Melalui teks hadis di atas yang hanya dipahami secara tekstual dan sepihak, para kaum jihadis berkonklusi bahwa kata jihad maknanya dipersempit hanya sebatas dengan peperangan atau pertumpahan darah dengan sesama umat manusia, bahkan sesama umat muslim sendiri. Hal ini tidak lain tidak bukan merupakan tindak laku terorisme yang sangat keji.

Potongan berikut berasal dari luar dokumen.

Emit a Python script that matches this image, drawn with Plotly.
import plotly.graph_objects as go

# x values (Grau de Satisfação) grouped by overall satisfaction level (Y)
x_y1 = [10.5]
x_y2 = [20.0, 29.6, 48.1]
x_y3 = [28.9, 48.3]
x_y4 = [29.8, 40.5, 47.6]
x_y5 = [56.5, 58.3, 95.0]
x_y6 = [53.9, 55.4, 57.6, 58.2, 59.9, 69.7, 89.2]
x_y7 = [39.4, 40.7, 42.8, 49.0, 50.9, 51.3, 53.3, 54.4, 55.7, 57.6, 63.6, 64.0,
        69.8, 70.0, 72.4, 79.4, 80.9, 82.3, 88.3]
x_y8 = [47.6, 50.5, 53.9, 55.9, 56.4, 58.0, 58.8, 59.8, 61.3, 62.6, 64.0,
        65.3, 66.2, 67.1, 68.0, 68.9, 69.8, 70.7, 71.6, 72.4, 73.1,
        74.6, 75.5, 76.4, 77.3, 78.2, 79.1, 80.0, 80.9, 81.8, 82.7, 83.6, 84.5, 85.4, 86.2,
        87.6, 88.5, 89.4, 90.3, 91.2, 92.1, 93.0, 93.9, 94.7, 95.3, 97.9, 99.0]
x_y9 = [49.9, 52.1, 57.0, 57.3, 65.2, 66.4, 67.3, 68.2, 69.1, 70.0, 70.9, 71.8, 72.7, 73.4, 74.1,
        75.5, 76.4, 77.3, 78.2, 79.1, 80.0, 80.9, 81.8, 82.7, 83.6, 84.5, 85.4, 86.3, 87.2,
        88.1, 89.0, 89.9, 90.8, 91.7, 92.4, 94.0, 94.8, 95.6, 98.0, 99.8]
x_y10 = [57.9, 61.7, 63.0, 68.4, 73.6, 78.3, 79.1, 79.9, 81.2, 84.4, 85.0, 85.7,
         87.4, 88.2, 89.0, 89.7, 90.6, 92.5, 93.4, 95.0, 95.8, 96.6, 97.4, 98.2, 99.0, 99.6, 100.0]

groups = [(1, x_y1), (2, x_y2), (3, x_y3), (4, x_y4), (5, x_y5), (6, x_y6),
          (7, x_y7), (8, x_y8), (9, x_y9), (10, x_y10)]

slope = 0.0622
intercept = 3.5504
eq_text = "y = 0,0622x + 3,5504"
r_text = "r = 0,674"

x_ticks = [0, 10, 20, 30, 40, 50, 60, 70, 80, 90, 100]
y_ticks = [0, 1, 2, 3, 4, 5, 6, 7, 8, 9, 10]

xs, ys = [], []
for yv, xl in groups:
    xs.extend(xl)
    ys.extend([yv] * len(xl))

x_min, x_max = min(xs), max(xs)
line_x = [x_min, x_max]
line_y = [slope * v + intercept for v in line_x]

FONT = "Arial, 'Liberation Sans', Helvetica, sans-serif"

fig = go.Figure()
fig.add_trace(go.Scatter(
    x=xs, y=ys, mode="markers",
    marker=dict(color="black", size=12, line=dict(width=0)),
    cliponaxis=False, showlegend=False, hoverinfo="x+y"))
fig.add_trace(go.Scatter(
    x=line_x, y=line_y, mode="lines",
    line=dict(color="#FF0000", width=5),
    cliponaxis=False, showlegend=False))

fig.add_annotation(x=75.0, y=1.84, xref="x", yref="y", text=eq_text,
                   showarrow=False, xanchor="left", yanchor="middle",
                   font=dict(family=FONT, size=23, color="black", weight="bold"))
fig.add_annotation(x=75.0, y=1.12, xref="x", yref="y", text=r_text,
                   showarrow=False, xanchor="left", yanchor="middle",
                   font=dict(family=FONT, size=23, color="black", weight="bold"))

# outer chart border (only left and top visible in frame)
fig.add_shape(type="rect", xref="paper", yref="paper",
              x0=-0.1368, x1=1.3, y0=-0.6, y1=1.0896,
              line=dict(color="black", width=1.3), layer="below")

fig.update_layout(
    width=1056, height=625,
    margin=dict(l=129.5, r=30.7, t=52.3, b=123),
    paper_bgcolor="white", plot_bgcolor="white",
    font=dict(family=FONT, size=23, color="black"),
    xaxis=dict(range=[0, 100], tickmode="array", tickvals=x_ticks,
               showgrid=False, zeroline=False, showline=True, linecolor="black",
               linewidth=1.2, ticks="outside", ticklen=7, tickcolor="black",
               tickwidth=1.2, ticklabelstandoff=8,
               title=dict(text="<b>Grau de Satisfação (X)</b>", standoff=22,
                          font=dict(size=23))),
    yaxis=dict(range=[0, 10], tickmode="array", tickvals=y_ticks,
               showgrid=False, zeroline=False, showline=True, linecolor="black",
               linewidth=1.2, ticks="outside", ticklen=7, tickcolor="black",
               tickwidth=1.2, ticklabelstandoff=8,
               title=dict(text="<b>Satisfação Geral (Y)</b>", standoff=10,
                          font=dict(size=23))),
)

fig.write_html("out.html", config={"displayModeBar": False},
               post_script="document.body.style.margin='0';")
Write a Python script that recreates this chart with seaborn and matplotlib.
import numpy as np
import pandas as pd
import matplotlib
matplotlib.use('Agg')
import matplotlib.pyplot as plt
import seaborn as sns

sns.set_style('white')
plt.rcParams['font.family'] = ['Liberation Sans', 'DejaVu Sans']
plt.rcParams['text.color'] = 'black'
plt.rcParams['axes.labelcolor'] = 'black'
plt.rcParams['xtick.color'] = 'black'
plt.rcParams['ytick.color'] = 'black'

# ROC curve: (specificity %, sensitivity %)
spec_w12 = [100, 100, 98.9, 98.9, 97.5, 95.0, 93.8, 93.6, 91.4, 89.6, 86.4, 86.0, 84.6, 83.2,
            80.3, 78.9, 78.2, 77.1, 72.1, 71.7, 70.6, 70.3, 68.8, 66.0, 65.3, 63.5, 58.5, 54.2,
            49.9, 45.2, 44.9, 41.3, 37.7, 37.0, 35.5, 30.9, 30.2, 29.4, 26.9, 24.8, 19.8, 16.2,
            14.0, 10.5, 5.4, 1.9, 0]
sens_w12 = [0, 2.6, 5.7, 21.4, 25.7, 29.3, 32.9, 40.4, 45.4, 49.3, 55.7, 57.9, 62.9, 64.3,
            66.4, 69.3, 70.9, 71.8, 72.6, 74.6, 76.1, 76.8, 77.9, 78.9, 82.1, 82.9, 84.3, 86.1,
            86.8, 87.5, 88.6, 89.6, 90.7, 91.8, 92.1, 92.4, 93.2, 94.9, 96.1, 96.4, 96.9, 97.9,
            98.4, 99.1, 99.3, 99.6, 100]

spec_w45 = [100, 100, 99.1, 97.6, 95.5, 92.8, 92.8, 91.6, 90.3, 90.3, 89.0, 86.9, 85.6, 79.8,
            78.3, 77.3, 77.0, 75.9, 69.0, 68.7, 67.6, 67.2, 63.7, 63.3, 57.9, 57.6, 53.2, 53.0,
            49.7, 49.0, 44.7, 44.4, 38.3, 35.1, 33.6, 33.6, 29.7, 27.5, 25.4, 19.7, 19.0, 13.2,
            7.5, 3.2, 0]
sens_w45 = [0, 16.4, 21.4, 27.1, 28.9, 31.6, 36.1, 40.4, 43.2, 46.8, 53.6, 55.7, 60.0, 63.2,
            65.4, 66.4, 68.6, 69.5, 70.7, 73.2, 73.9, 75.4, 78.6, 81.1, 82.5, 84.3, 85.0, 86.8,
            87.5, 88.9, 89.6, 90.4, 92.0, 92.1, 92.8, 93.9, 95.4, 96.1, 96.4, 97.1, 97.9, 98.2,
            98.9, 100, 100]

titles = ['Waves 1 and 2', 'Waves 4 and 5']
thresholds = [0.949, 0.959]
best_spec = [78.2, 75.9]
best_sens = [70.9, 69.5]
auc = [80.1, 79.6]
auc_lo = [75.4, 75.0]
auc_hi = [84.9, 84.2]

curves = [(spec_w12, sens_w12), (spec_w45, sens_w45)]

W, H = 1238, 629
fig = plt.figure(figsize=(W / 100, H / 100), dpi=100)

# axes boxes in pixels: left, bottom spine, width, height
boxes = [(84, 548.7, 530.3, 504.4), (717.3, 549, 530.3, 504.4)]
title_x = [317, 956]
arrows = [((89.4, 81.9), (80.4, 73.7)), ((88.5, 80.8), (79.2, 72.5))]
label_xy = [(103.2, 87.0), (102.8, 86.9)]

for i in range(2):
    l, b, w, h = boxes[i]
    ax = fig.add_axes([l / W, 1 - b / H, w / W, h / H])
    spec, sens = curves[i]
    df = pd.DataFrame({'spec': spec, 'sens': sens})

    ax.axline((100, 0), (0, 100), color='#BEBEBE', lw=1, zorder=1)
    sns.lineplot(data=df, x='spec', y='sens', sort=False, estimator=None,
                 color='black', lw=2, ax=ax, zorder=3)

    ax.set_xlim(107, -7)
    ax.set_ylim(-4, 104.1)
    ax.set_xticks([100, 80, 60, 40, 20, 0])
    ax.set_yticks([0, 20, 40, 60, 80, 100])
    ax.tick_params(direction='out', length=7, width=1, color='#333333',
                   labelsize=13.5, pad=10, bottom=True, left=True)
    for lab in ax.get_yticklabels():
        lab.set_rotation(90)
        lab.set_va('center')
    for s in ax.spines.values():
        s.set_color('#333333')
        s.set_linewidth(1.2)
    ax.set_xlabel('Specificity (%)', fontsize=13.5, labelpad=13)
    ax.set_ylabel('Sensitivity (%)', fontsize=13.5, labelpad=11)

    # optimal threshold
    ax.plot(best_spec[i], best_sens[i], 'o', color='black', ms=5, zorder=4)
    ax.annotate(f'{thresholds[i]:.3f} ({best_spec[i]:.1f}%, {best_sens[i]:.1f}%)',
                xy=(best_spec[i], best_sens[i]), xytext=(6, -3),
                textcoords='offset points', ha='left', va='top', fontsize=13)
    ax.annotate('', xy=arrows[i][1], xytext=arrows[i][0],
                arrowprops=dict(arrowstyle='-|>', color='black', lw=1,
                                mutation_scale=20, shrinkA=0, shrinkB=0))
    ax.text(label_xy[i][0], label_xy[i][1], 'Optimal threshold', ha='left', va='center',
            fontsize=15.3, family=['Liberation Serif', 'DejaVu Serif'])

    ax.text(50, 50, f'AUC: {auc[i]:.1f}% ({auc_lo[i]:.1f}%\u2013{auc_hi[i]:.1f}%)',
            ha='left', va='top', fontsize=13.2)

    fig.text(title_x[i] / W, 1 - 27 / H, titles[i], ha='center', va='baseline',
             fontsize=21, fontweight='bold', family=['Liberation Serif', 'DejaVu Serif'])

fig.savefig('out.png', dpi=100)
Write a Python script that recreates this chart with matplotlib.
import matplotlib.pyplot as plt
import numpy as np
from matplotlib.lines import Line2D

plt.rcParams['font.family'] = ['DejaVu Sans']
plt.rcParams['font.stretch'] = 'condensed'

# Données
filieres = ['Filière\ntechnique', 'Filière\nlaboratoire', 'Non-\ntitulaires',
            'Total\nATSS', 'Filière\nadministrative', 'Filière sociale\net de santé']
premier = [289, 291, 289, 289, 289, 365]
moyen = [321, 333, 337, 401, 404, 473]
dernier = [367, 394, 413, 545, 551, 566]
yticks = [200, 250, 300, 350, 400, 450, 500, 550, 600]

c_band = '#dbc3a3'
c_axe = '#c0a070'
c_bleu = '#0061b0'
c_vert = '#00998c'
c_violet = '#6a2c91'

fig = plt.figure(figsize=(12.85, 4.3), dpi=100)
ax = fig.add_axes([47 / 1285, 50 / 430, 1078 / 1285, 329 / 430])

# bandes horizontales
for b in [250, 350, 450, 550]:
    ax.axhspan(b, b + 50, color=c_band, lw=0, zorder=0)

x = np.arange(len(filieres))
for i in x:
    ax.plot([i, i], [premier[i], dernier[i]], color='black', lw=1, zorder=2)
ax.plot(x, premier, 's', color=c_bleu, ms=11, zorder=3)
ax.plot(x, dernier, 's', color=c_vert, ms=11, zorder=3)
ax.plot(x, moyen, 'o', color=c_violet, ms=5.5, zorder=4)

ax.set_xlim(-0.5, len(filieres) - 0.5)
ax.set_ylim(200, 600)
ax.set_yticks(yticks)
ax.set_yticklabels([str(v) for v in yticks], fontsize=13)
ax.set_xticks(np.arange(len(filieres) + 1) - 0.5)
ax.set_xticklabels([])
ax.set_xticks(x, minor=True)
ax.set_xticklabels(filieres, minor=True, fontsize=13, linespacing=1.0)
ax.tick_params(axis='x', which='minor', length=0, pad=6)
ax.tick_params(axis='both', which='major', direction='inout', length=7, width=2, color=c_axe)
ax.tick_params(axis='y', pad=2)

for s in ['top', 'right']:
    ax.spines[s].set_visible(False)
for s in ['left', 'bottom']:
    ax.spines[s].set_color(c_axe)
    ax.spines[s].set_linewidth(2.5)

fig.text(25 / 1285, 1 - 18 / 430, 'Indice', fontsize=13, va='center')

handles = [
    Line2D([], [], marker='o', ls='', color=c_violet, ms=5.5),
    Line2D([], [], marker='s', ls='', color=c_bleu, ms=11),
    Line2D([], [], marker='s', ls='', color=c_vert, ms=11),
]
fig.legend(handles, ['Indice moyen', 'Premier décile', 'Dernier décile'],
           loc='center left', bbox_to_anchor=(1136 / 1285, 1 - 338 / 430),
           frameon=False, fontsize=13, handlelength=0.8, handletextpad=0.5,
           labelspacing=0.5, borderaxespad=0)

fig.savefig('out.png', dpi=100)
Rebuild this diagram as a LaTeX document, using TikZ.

Akibat jika Hadist hanya Dipahami secara Tekstual
Mereka juga berpandangan bahwa kewajiban jihad melekat kepada umat muslim secara mutlak, oleh karenanya jika menentang terhadap kewajiban ini maka dinggap sebagai golongan orang-orang munafik (Najih, 2018: 81-82).
Begitulah salah satu contoh nasib hadis yang hanya dipahami secara tekstual saja lantas kemudian dijadikan sebagai alat politisasi. Hadis yang seharusnya menjadi jalan keluar untuk mengentaskan problema umat malah jauh dari nilai-nilai ajaran Islam yang moderat, santun, dan indah. Bahkan Islam terkesan mempunyai ajaran yang sarat akan banal karena tindakan mereka yang salah dalam memahami hadis nabi.
Tentunya masih banyak hadis yang berkemungkinan hanya dipahami secara tekstual dan sepihak tanpa melibatkan aspek kontekstualnya. Dengan demikian, konsekuensi yang dihasilkan darinya sangat berbahaya bagi dirinya sendiri maupun orang lain yang berada di sekitarnya. Termasuk di dalamnya masyhur dikenal dengan sebutan radikalsime dan terorsime.